Residential school graves research a daunting task
Investigations into cases of students who died or went missing while attending Canada's residential schools are a priority for the Indian Residential Schools Truth and Reconciliation Commission, says the group's new research director.
Trent University history professor John Milloy was appointed last month as director of research for the federal commission, which is charged with creating a historical account of the residential school system, helping people heal and encouraging reconciliation.
The Missing Children Research Project was launched in 2008 with the aim of documenting how many children died, went missing or were buried in unmarked graves at residential schools across the country from the late 1800s through much of the 1900s.

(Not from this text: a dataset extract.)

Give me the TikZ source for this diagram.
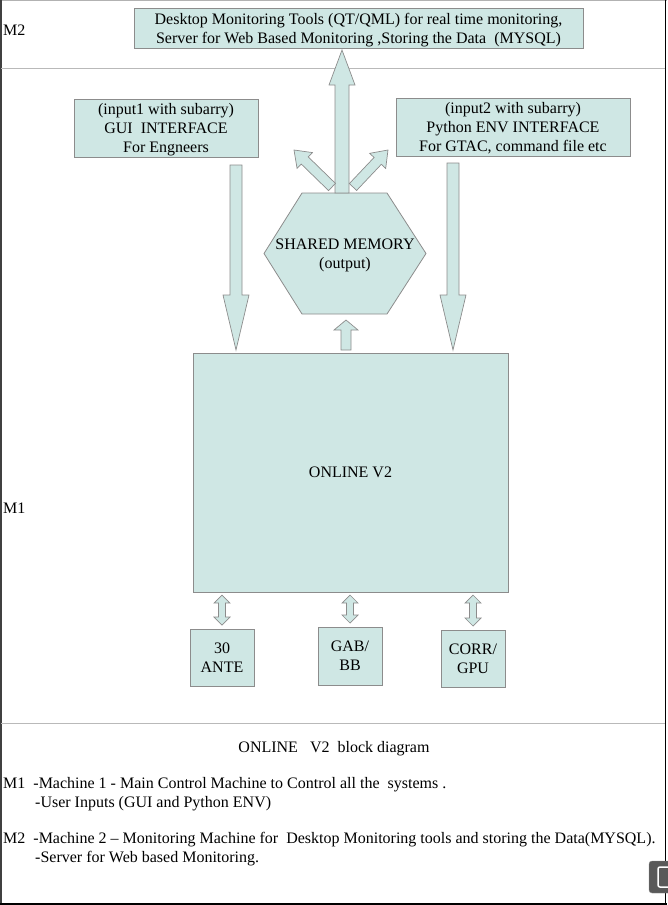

However, work on the project was delayed for a year when infighting at the $60-million truth and reconciliation commission led to the resignation of its three commissioners.
Though the restructured commission has yet to come up with a firm budget for the missing children project, Milloy's appointment in January raises hopes that the project has regained momentum.
Milloy has estimated the group will need to obtain and pore over stacks and stacks of paperwork from 60 archival sites across Canada.
"We're hoping to find all of these graveyards," he said. "We're also hoping to find hard evidence of who's buried in those cemeteries so we can provide that information to families. That's why we're doing it — to serve the interests, the healing and the psychological well-being of families of children who went to the schools."
The research is likely to cost millions of dollars and could take years to complete, according to initial estimates of the project proposed by a working group in 2008.
A number of churches who were part of the residential schools settlement agreement are aiding in efforts to uncover the whereabouts of children who died or went missing. But the research presents challenges because even those records that were kept are incomplete.
Susan Roy was hired to go through about 20,000 boxes of United Church documents. The church and its predecessor denominations ran 13 of the 140 government-funded church-run schools. She says her research hasn't turned up many references yet to student deaths or burials, in part because of limitations in the records.
"At one of the schools, they were sent to hospitals so they were discharged from school and then passed away at hospital," Roy said. "The record gets lost in terms of the residential school responsibility for that student. It's a puzzle."
About 150,000 aboriginal children attended Canada's 130 residential schools from the late 1800s to 1996, when the last school closed.
The Truth and Reconciliation Commission is not charged with determining innocence or guilt, but with creating a historical account of the residential schools, helping people to heal and encouraging reconciliation.